BEGIN SUPPLIED DATA

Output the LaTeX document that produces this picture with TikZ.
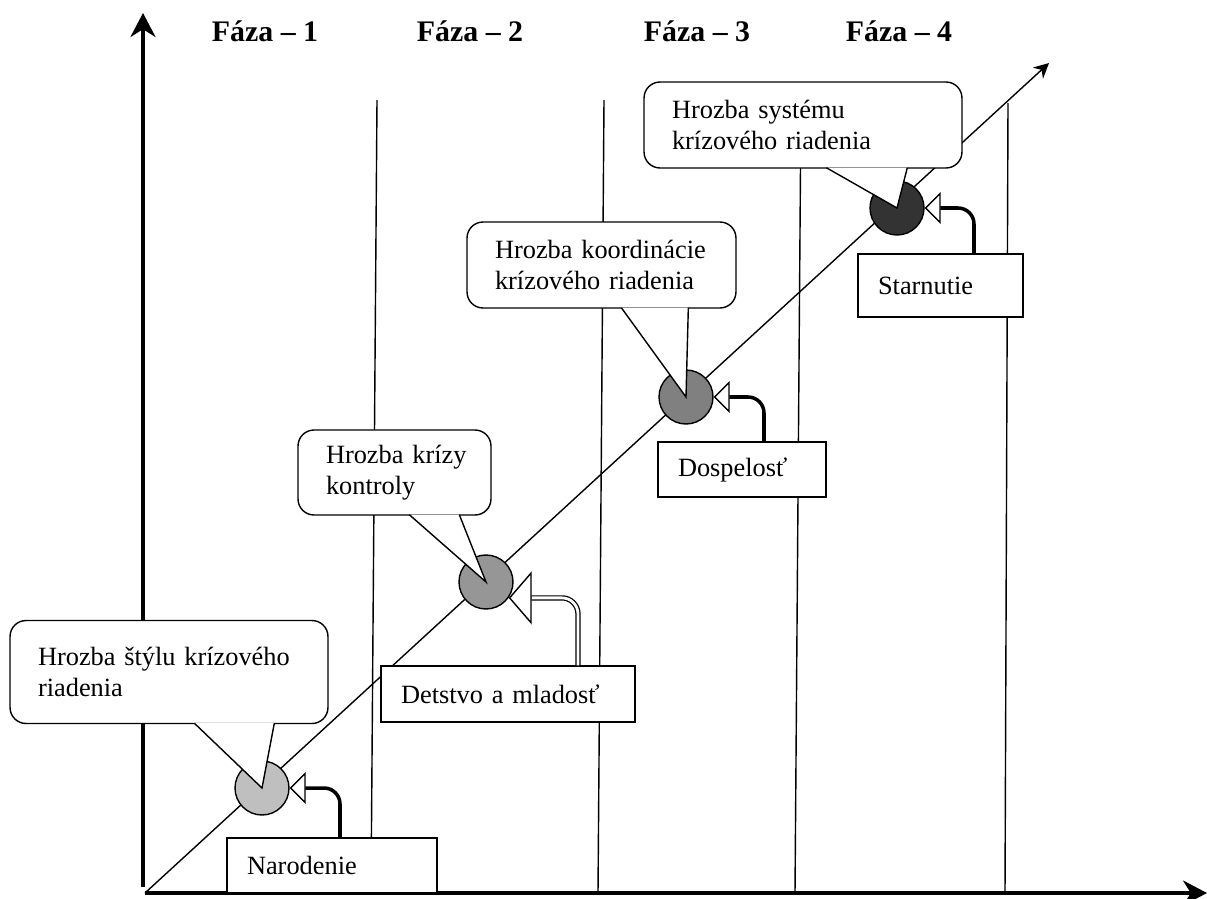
\documentclass[tikz,border=0pt]{standalone}
\usepackage{fontspec}
\setmainfont{Liberation Serif}
\usetikzlibrary{arrows.meta,calc}
\tikzstyle{phase}=[draw,line width=0.8pt]
\tikzstyle{mainaxis}=[draw,line width=2pt,-{Stealth[length=0.48cm,width=0.5cm]}]
\tikzstyle{growth}=[draw,line width=0.8pt,-{Stealth[length=0.3cm,width=0.3cm]}]
\tikzstyle{crisis}=[circle,draw,thick,minimum size=1.08cm,inner sep=0pt]
\tikzstyle{bubble}=[draw,thick,fill=white,rounded corners=0.32cm,inner xsep=0.56cm,align=left,font=\fontsize{15pt}{17.5pt}\selectfont]
\tikzstyle{beak}=[draw,thick,fill=white,line join=miter]
\tikzstyle{stage}=[draw,thick,fill=white,rectangle,inner xsep=0.4cm,align=left,font=\fontsize{15pt}{17.5pt}\selectfont]
\tikzstyle{link}=[draw,line width=2pt,rounded corners=0.32cm,-{Triangle[open,length=0.32cm,width=0.64cm,line width=0.8pt]}]
\tikzstyle{twin}=[draw,line width=0.7pt,double=white,double distance=1.6pt,rounded corners=0.32cm,-{Triangle[open,length=0.46cm,width=1.06cm,line width=0.8pt]}]
\tikzstyle{phasetitle}=[font=\fontsize{17pt}{20pt}\selectfont\bfseries,anchor=base]

\begin{document}
\begin{tikzpicture}[x={(0.02cm,0)},y={(0,-0.02cm)}]
    \useasboundingbox (0,0) rectangle (1207,899);
    % First we draw the borders between the phases
    \foreach \top/\bottom in {{(377,100)/(371,893)}, {(604,100)/(598,893)}, {(801,100)/(795,893)}, {(1008,103)/(1005,893)}}
        \draw[phase] \top -- \bottom;
    % Axes and the growth line
    \coordinate (o) at (145,893);
    \coordinate (ybase) at (143,887);
    \coordinate (ytop) at (143,13);
    \coordinate (xend) at (1207,893);
    \coordinate (gend) at (1049,63);
    \draw[mainaxis] (ybase) -- (ytop);
    \draw[mainaxis] (o) -- (xend);
    \draw[growth] (o) -- (gend);
    % Crisis points on the growth line
    \foreach \pos/\name/\tone in {{(262,788)/c1/25}, {(486,582)/c2/41}, {(686,397)/c3/50}, {(897,208)/c4/80}}
        \node[crisis,fill=black!\tone] (\name) at \pos {};
    % Callouts with the threats
    \node[bubble,text width=5.24cm,minimum height=2.06cm] (t1) at (169,672) {Hrozba~štýlu~krízového\\riadenia};
    \node[bubble,text width=2.74cm,minimum height=1.7cm] (t2) at (394.5,472.5) {Hrozba~krízy\\kontroly};
    \node[bubble,text width=4.26cm,minimum height=1.72cm] (t3) at (601.5,265) {Hrozba~koordinácie\\krízového~riadenia};
    \node[bubble,text width=5.24cm,minimum height=1.72cm] (t4) at (803,125) {Hrozba~systému\\krízového~riadenia};
    \foreach \name/\ba/\bb/\circ in {t1/185/265/c1, t2/112/162/c2, t3/155/222/c3, t4/183/264/c4}
        \filldraw[beak] ($(\name.south west)+(\ba,-1)$) -- (\circ.center) -- ($(\name.south west)+(\bb,-1)$);
    % Stages of the life cycle
    \node[stage,text width=3.4cm,minimum height=1.1cm] (n1) at (332,865.5) {Narodenie};
    \node[stage,text width=4.28cm,minimum height=1.12cm] (n2) at (508,694) {Detstvo a mladosť};
    \node[stage,text width=2.56cm,minimum height=1.1cm] (n3) at (742,469.5) {Dospelosť};
    \node[stage,text width=2.5cm,minimum height=1.26cm] (n4) at (940.5,285.5) {Starnutie};
    % Connect stages with crisis points
    \draw[link] ([xshift=0.16cm]n1.north) |- (c1.east);
    \draw[twin] ([xshift=1.4cm]n2.north) |- (c2.-35);
    \draw[link] ([xshift=0.44cm]n3.north) |- (c3.east);
    \draw[link] ([xshift=0.67cm]n4.north) |- (c4.east);
    % Phase titles
    \foreach \x/\n in {265/1, 470/2, 697/3, 899/4}
        \node[phasetitle] (f\n) at (\x,41) {Fáza – \n};
\end{tikzpicture}
\end{document}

END SUPPLIED DATA

* _SHORT TASK_: Make an exact copy of the whole listing, but don't bring over any pictures.

* _RESULT OF THE TASK_:
Output the LaTeX document that produces this picture with TikZ.
\documentclass[tikz,border=0pt]{standalone}
\usepackage{fontspec}
\setmainfont{Liberation Serif}
\usetikzlibrary{arrows.meta,calc}
\tikzstyle{phase}=[draw,line width=0.8pt]
\tikzstyle{mainaxis}=[draw,line width=2pt,-{Stealth[length=0.48cm,width=0.5cm]}]
\tikzstyle{growth}=[draw,line width=0.8pt,-{Stealth[length=0.3cm,width=0.3cm]}]
\tikzstyle{crisis}=[circle,draw,thick,minimum size=1.08cm,inner sep=0pt]
\tikzstyle{bubble}=[draw,thick,fill=white,rounded corners=0.32cm,inner xsep=0.56cm,align=left,font=\fontsize{15pt}{17.5pt}\selectfont]
\tikzstyle{beak}=[draw,thick,fill=white,line join=miter]
\tikzstyle{stage}=[draw,thick,fill=white,rectangle,inner xsep=0.4cm,align=left,font=\fontsize{15pt}{17.5pt}\selectfont]
\tikzstyle{link}=[draw,line width=2pt,rounded corners=0.32cm,-{Triangle[open,length=0.32cm,width=0.64cm,line width=0.8pt]}]
\tikzstyle{twin}=[draw,line width=0.7pt,double=white,double distance=1.6pt,rounded corners=0.32cm,-{Triangle[open,length=0.46cm,width=1.06cm,line width=0.8pt]}]
\tikzstyle{phasetitle}=[font=\fontsize{17pt}{20pt}\selectfont\bfseries,anchor=base]

\begin{document}
\begin{tikzpicture}[x={(0.02cm,0)},y={(0,-0.02cm)}]
    \useasboundingbox (0,0) rectangle (1207,899);
    % First we draw the borders between the phases
    \foreach \top/\bottom in {{(377,100)/(371,893)}, {(604,100)/(598,893)}, {(801,100)/(795,893)}, {(1008,103)/(1005,893)}}
        \draw[phase] \top -- \bottom;
    % Axes and the growth line
    \coordinate (o) at (145,893);
    \coordinate (ybase) at (143,887);
    \coordinate (ytop) at (143,13);
    \coordinate (xend) at (1207,893);
    \coordinate (gend) at (1049,63);
    \draw[mainaxis] (ybase) -- (ytop);
    \draw[mainaxis] (o) -- (xend);
    \draw[growth] (o) -- (gend);
    % Crisis points on the growth line
    \foreach \pos/\name/\tone in {{(262,788)/c1/25}, {(486,582)/c2/41}, {(686,397)/c3/50}, {(897,208)/c4/80}}
        \node[crisis,fill=black!\tone] (\name) at \pos {};
    % Callouts with the threats
    \node[bubble,text width=5.24cm,minimum height=2.06cm] (t1) at (169,672) {Hrozba~štýlu~krízového\\riadenia};
    \node[bubble,text width=2.74cm,minimum height=1.7cm] (t2) at (394.5,472.5) {Hrozba~krízy\\kontroly};
    \node[bubble,text width=4.26cm,minimum height=1.72cm] (t3) at (601.5,265) {Hrozba~koordinácie\\krízového~riadenia};
    \node[bubble,text width=5.24cm,minimum height=1.72cm] (t4) at (803,125) {Hrozba~systému\\krízového~riadenia};
    \foreach \name/\ba/\bb/\circ in {t1/185/265/c1, t2/112/162/c2, t3/155/222/c3, t4/183/264/c4}
        \filldraw[beak] ($(\name.south west)+(\ba,-1)$) -- (\circ.center) -- ($(\name.south west)+(\bb,-1)$);
    % Stages of the life cycle
    \node[stage,text width=3.4cm,minimum height=1.1cm] (n1) at (332,865.5) {Narodenie};
    \node[stage,text width=4.28cm,minimum height=1.12cm] (n2) at (508,694) {Detstvo a mladosť};
    \node[stage,text width=2.56cm,minimum height=1.1cm] (n3) at (742,469.5) {Dospelosť};
    \node[stage,text width=2.5cm,minimum height=1.26cm] (n4) at (940.5,285.5) {Starnutie};
    % Connect stages with crisis points
    \draw[link] ([xshift=0.16cm]n1.north) |- (c1.east);
    \draw[twin] ([xshift=1.4cm]n2.north) |- (c2.-35);
    \draw[link] ([xshift=0.44cm]n3.north) |- (c3.east);
    \draw[link] ([xshift=0.67cm]n4.north) |- (c4.east);
    % Phase titles
    \foreach \x/\n in {265/1, 470/2, 697/3, 899/4}
        \node[phasetitle] (f\n) at (\x,41) {Fáza – \n};
\end{tikzpicture}
\end{document}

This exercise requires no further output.